Code that draws figures
— Start —
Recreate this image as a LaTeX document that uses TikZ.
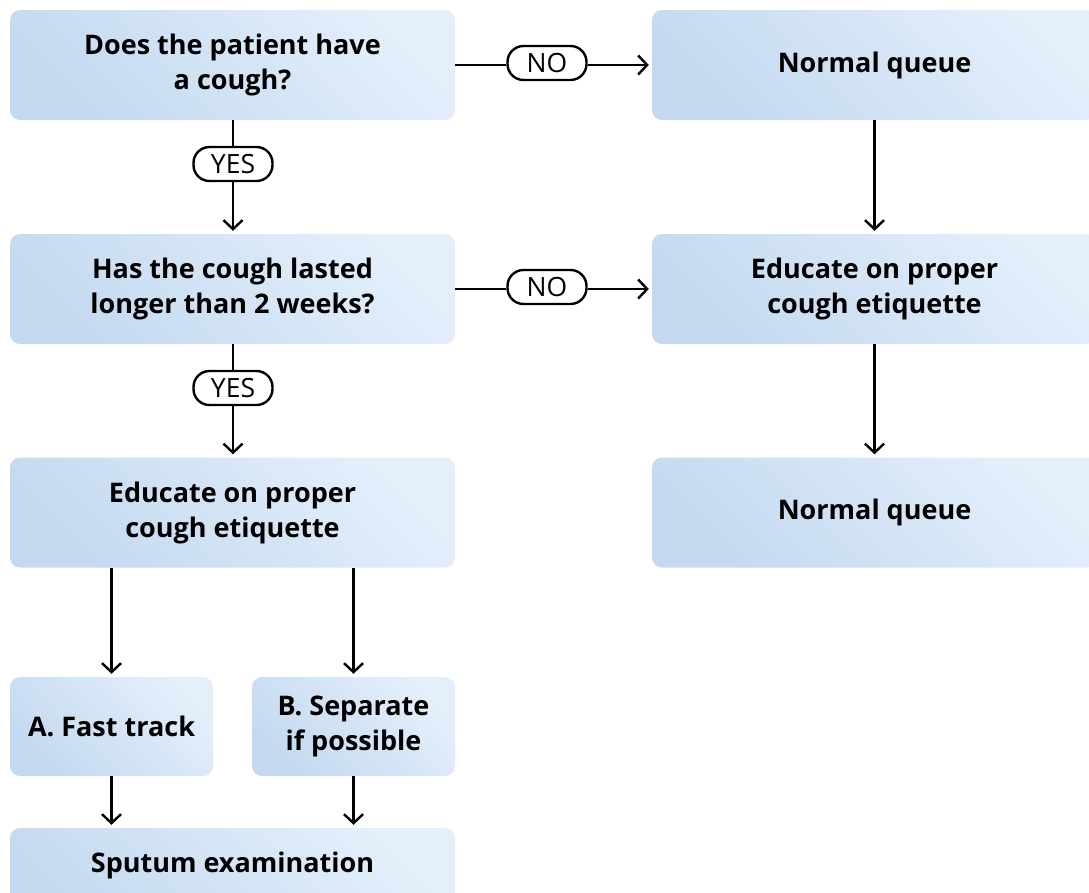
\documentclass[tikz,border=0pt]{standalone}
\usepackage{fontspec}
\setmainfont{Open Sans}
\usetikzlibrary{arrows.meta}
\definecolor{boxdark}{HTML}{C4D9F0}
\definecolor{boxlight}{HTML}{E4EFFB}
\tikzset{
  box/.style={rounded corners=10pt, top color=boxlight, bottom color=boxdark, shading angle=-45,
    align=center, font=\bfseries\fontsize{27}{35}\selectfont, inner sep=0pt},
  pill/.style={rectangle, rounded corners=16pt, draw, line width=2.4pt, fill=white, minimum width=79pt,
    minimum height=34pt, inner sep=0pt, font=\fontsize{26.5}{28}\selectfont},
  conn/.style={line width=2.4pt},
  arr/.style={line width=2.4pt, -{Straight Barb[length=9pt,width=19pt,line width=2.4pt]}, shorten >=3pt},
}
\begin{document}
\begin{tikzpicture}[x=1pt,y=-1pt]
\useasboundingbox (0,0) rectangle (1089,892);
\clip (0,0) rectangle (1089,892);
% boxes
\node[box, minimum width=445pt, minimum height=110pt] (q1) at (232.5,65) {Does the patient have\\a cough?};
\node[box, minimum width=445pt, minimum height=110pt] (n1) at (874.5,65) {Normal queue};
\node[box, minimum width=445pt, minimum height=110pt] (q2) at (232.5,289) {Has the cough lasted\\longer than 2 weeks?};
\node[box, minimum width=445pt, minimum height=110pt] (e1) at (874.5,289) {Educate on proper\\cough etiquette};
\node[box, minimum width=445pt, minimum height=110pt] (e2) at (232.5,512.5) {Educate on proper\\cough etiquette};
\node[box, minimum width=445pt, minimum height=110pt] (n2) at (874.5,512.5) {Normal queue};
\node[box, minimum width=203pt, minimum height=99pt] (a) at (111.5,726.5) {A. Fast track};
\node[box, minimum width=203pt, minimum height=99pt] (b) at (353.5,726.5) {B. Separate\\if possible};
\node[box, minimum width=445pt, minimum height=110pt] (s) at (232.5,883) {};
\node[font=\bfseries\fontsize{27}{35}\selectfont, anchor=base] (st) at (232.5,872) {Sputum examination};
% labels
\node[pill] (no1) at (547,63) {NO};
\node[pill] (no2) at (547,287) {NO};
\node[pill] (yes1) at (233,164) {YES};
\node[pill] (yes2) at (233,388) {YES};
% connectors
\draw[conn] (q1.east) -- (q1.east -| no1.west);
\draw[arr] (no1.east |- n1.west) -- (n1.west);
\draw[conn] (q2.east) -- (q2.east -| no2.west);
\draw[arr] (no2.east |- e1.west) -- (e1.west);
\draw[conn] (q1.south -| yes1) -- (yes1.north);
\draw[arr] (yes1.south) -- (q2.north -| yes1);
\draw[conn] (q2.south -| yes2) -- (yes2.north);
\draw[arr] (yes2.south) -- (e2.north -| yes2);
\draw[arr] (n1.south) -- (e1.north);
\draw[arr] (e1.south) -- (n2.north);
\draw[arr] (e2.south -| a) -- (a.north);
\draw[arr] (e2.south -| b) -- (b.north);
\draw[arr] (a.south) -- (s.north -| a);
\draw[arr] (b.south) -- (s.north -| b);
\end{tikzpicture}
\end{document}
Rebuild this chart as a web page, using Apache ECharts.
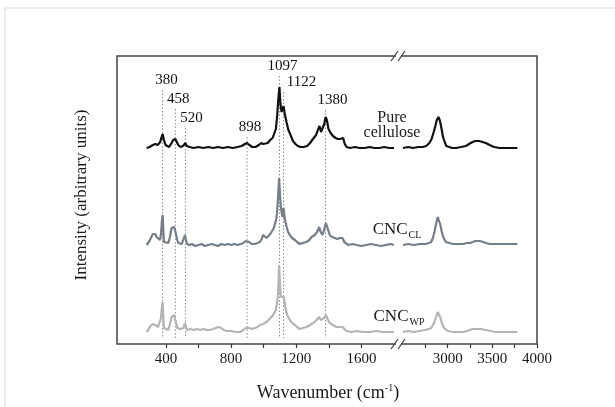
<!DOCTYPE html>
<html>
<head>
<meta charset="utf-8">
<script src="https://cdn.jsdelivr.net/npm/echarts@6/dist/echarts.min.js"></script>
<style>
  html, body { margin: 0; padding: 0; background: #fff; }
  #chart { width: 615px; height: 407px; }
</style>
</head>
<body>
<div id="chart"></div>
<script>
// spectra, [wavenumber, intensity + offset]
const pureLeft = [[282,196],[300,197],[320,199],[335,200],[350,199],[365,202],[372,206],[380,210],[388,204],[398,199],[410,198],[420,197],[435,201],[445,204],[458,205],[468,204],[476,199],[490,197],[505,198],[513,200],[520,201],[528,198],[545,197],[570,196],[600,197],[630,196],[660,197],[690,196],[720,197],[750,196],[780,197],[810,196],[840,197],[865,198],[885,200],[898,201],[912,199],[930,197],[950,197],[970,199],[985,201],[998,200],[1010,202],[1025,201],[1040,204],[1055,206],[1065,208],[1075,215],[1083,228],[1090,245],[1097,257],[1103,240],[1110,232],[1116,234],[1122,238],[1130,230],[1140,222],[1152,214],[1165,209],[1180,203],[1195,200],[1210,198],[1226,197],[1245,197],[1267,198],[1285,201],[1298,204],[1310,206],[1322,209],[1335,215],[1343,218],[1352,212],[1362,211],[1372,220],[1380,227],[1388,224],[1398,215],[1411,211],[1425,208],[1442,206],[1455,205],[1468,205],[1477,207],[1488,206],[1498,200],[1509,197],[1530,196],[1560,197],[1590,196],[1620,196],[1650,197],[1680,196],[1710,196],[1740,197],[1770,196],[1800,196]];
const pureRight = [[2500,196],[2560,197],[2611,196],[2670,197],[2722,197],[2760,198],[2796,201],[2820,205],[2844,212],[2862,218],[2878,224],[2897,227],[2910,224],[2919,221],[2932,215],[2944,209],[2955,205],[2967,202],[2985,198],[3000,197],[3050,196],[3093,196],[3150,197],[3204,198],[3240,200],[3278,202],[3310,203],[3330,204],[3352,203],[3390,202],[3426,201],[3470,199],[3519,197],[3580,196],[3648,196],[3700,196],[3760,196],[3780,196]];

const clLeft = [[282,99],[295,102],[305,105],[312,107],[320,110],[327,112],[335,110],[343,107],[352,105],[364,104],[370,110],[375,122],[380,129],[384,115],[388,102],[400,101],[415,101],[425,107],[435,116],[442,115],[450,117],[456,114],[462,112],[470,104],[476,101],[487,100],[497,100],[508,102],[517,109],[523,104],[531,100],[545,99],[560,100],[580,98],[600,99],[620,100],[640,98],[660,99],[680,100],[700,99],[720,98],[740,100],[760,99],[780,100],[800,99],[820,100],[840,99],[860,100],[875,101],[890,103],[901,105],[912,102],[926,100],[945,100],[962,101],[977,102],[988,105],[997,109],[1008,107],[1018,106],[1030,108],[1040,110],[1048,112],[1060,115],[1069,117],[1078,125],[1085,137],[1091,155],[1095,166],[1100,150],[1106,137],[1112,130],[1116,127],[1122,136],[1130,125],[1141,117],[1150,112],[1161,109],[1175,106],[1192,104],[1205,102],[1222,100],[1240,101],[1263,102],[1280,104],[1294,107],[1304,108],[1314,109],[1328,112],[1341,117],[1350,112],[1361,109],[1372,115],[1382,121],[1392,116],[1406,109],[1420,107],[1437,106],[1452,105],[1467,106],[1477,107],[1484,106],[1495,102],[1504,100],[1520,99],[1545,100],[1570,99],[1600,98],[1630,99],[1660,100],[1690,99],[1720,98],[1750,99],[1780,100],[1800,99]];
const clRight = [[2500,99],[2560,100],[2620,99],[2685,100],[2750,100],[2790,101],[2815,102],[2835,106],[2852,112],[2870,120],[2889,127],[2900,124],[2919,119],[2932,113],[2944,109],[2960,105],[2980,102],[3000,101],[3060,100],[3120,100],[3167,100],[3220,101],[3250,101],[3278,102],[3310,103],[3333,103],[3360,103],[3400,102],[3426,101],[3470,100],[3537,100],[3600,100],[3680,100],[3760,100],[3780,100]];

const wpLeft = [[282,12],[295,15],[305,18],[312,19],[320,20],[327,21],[335,19],[343,17],[352,17],[364,18],[370,26],[375,36],[380,42],[384,28],[388,16],[400,15],[415,14],[425,20],[435,27],[442,27],[450,29],[456,25],[462,22],[470,16],[476,14],[487,15],[497,15],[508,16],[517,21],[523,17],[531,14],[550,15],[570,14],[589,15],[610,14],[630,15],[650,14],[671,14],[690,15],[705,16],[722,17],[740,16],[755,14],[773,13],[800,13],[830,12],[855,12],[875,14],[890,16],[901,18],[912,16],[926,15],[945,16],[962,17],[977,19],[997,20],[1018,22],[1030,24],[1048,27],[1062,30],[1075,34],[1083,42],[1089,51],[1095,78],[1100,60],[1106,47],[1111,46],[1116,46],[1124,47],[1132,38],[1141,31],[1150,27],[1161,24],[1175,21],[1192,19],[1205,17],[1222,15],[1240,16],[1263,17],[1285,19],[1304,21],[1320,23],[1341,27],[1350,24],[1361,22],[1372,26],[1382,29],[1392,25],[1406,21],[1425,19],[1447,17],[1465,17],[1484,17],[1496,15],[1508,13],[1540,12],[1570,13],[1610,12],[1650,12],[1690,13],[1730,12],[1770,12],[1800,12]];
const wpRight = [[2500,12],[2560,13],[2620,12],[2685,13],[2750,14],[2790,15],[2815,16],[2835,19],[2852,22],[2870,27],[2889,32],[2900,30],[2919,26],[2932,22],[2944,19],[2960,16],[2980,14],[3000,13],[3060,12],[3120,12],[3167,12],[3220,13],[3278,15],[3310,15],[3333,15],[3370,15],[3426,14],[3480,13],[3537,12],[3600,12],[3680,12],[3760,12],[3780,12]];

// marked bands and where their dotted guide starts
const peaks = [380, 458, 520, 898, 1097, 1122, 1380];
const peakTops = [254, 235, 216, 207, 268, 252, 234];
const peakBottom = 6;

const leftTicks = [400, 600, 800, 1000, 1200, 1400, 1600];
const leftLabels = [400, 800, 1200, 1600];
const rightTicks = [2750, 3000, 3250, 3500, 3750, 4000];
const rightLabels = [3000, 3500, 4000];

const chart = echarts.init(document.getElementById('chart'));
const serif = 'Liberation Serif, Times New Roman, serif';
const labelOffsets = [4, 3, 6, 3, 3, 18, 7];

const xAxisBase = {
  type: 'value',
  axisLine: { show: false },
  splitLine: { show: false },
  axisTick: { show: true, inside: false, length: 4, lineStyle: { color: '#333', width: 1.2 } },
  axisLabel: { color: '#1a1a1a', fontFamily: serif, fontSize: 15, margin: 8, formatter: (v) => String(v) }
};
const yAxisBase = { type: 'value', min: 0, max: 288, show: false };

const spectrum = (data, color, idx) => ({
  type: 'line', data, xAxisIndex: idx, yAxisIndex: idx,
  showSymbol: false, silent: true,
  lineStyle: { color, width: 2.2 }
});

const guideSeries = peaks.map((wn, i) => ({
  type: 'line', xAxisIndex: 0, yAxisIndex: 0,
  data: [[wn, peakTops[i]], [wn, peakBottom]],
  showSymbol: false, silent: true,
  lineStyle: { color: '#888', width: 1, type: [1.5, 2] }
}));

const peakLabels = {
  type: 'scatter', xAxisIndex: 0, yAxisIndex: 0, silent: true,
  symbolSize: 2, itemStyle: { color: 'rgba(255,255,255,0)' },
  data: peaks.map((wn, i) => ({
    value: [wn, peakTops[i]],
    label: { offset: [labelOffsets[i], 0] }
  })),
  label: {
    show: true, position: 'top', distance: 1, opacity: 1,
    formatter: (p) => String(p.value[0]),
    color: '#111', fontFamily: serif, fontSize: 15
  },
  z: 5
};

const breakMark = (y) => [
  { type: 'rect', shape: { x: 396, y: y - 2, width: 5, height: 4 }, style: { fill: '#fff' }, z: 20 },
  { type: 'line', shape: { x1: 391, y1: y + 5, x2: 398, y2: y - 5 }, style: { stroke: '#444', lineWidth: 1.3 }, z: 21 },
  { type: 'line', shape: { x1: 398, y1: y + 5, x2: 405, y2: y - 5 }, style: { stroke: '#444', lineWidth: 1.3 }, z: 21 }
];

chart.setOption({
  backgroundColor: '#fff',
  animation: false,
  grid: [
    { left: 117, top: 56, width: 277, height: 288 },
    { left: 403, top: 56, width: 134, height: 288 }
  ],
  xAxis: [
    Object.assign({}, xAxisBase, {
      gridIndex: 0, min: 100, max: 1800,
      axisTick: Object.assign({}, xAxisBase.axisTick, { customValues: leftTicks }),
      axisLabel: Object.assign({}, xAxisBase.axisLabel, { customValues: leftLabels })
    }),
    Object.assign({}, xAxisBase, {
      gridIndex: 1, min: 2500, max: 4000,
      axisTick: Object.assign({}, xAxisBase.axisTick, { customValues: rightTicks }),
      axisLabel: Object.assign({}, xAxisBase.axisLabel, { customValues: rightLabels })
    })
  ],
  yAxis: [
    Object.assign({ gridIndex: 0 }, yAxisBase),
    Object.assign({ gridIndex: 1 }, yAxisBase)
  ],
  series: [
    ...guideSeries,
    peakLabels,
    spectrum(wpLeft, '#b4b4b4', 0),
    spectrum(wpRight, '#b4b4b4', 1),
    spectrum(clLeft, '#737e88', 0),
    spectrum(clRight, '#737e88', 1),
    spectrum(pureLeft, '#111', 0),
    spectrum(pureRight, '#111', 1)
  ],
  graphic: [
    { type: 'rect', shape: { x: 5, y: 8, width: 640, height: 430 }, style: { fill: 'none', stroke: '#d9d9d9', lineWidth: 1 }, z: 0 },
    { type: 'rect', shape: { x: 117, y: 56, width: 420, height: 288 }, style: { fill: 'none', stroke: '#444', lineWidth: 1.5 }, z: 10 },
    ...breakMark(56),
    ...breakMark(344),
    {
      type: 'text', x: 392, y: 125, z: 30,
      style: { text: 'Pure\ncellulose', fill: '#1a1a1a', font: '16px ' + serif, align: 'center', verticalAlign: 'middle', lineHeight: 15 }
    },
    {
      type: 'text', x: 397, y: 230, z: 30,
      style: {
        text: '{m|CNC}{s|CL}', align: 'center', verticalAlign: 'middle',
        rich: {
          m: { fontFamily: serif, fontSize: 17, fill: '#1a1a1a' },
          s: { fontFamily: serif, fontSize: 10, fill: '#1a1a1a', padding: [10, 0, 0, 1] }
        }
      }
    },
    {
      type: 'text', x: 399, y: 317, z: 30,
      style: {
        text: '{m|CNC}{s|WP}', align: 'center', verticalAlign: 'middle',
        rich: {
          m: { fontFamily: serif, fontSize: 17, fill: '#1a1a1a' },
          s: { fontFamily: serif, fontSize: 10, fill: '#1a1a1a', padding: [10, 0, 0, 1] }
        }
      }
    },
    {
      type: 'text', x: 328, y: 393, z: 30,
      style: {
        text: '{m|Wavenumber (cm}{s|-1}{m|)}', align: 'center', verticalAlign: 'middle',
        rich: {
          m: { fontFamily: serif, fontSize: 18, fill: '#1a1a1a' },
          s: { fontFamily: serif, fontSize: 10, fill: '#1a1a1a', padding: [0, 0, 10, 0] }
        }
      }
    },
    {
      type: 'text', x: 82, y: 195, rotation: Math.PI / 2, z: 30,
      style: { text: 'Intensity (arbitrary units)', fill: '#1a1a1a', font: '17px ' + serif, align: 'center', verticalAlign: 'middle' }
    }
  ]
});
</script>
</body>
</html>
— End —
= SET EXERCISE =
Look through the listing above. Pick out each line with "this" and copy it.

= COMPLETE ANSWER =
Recreate this image as a LaTeX document that uses TikZ.
Rebuild this chart as a web page, using Apache ECharts.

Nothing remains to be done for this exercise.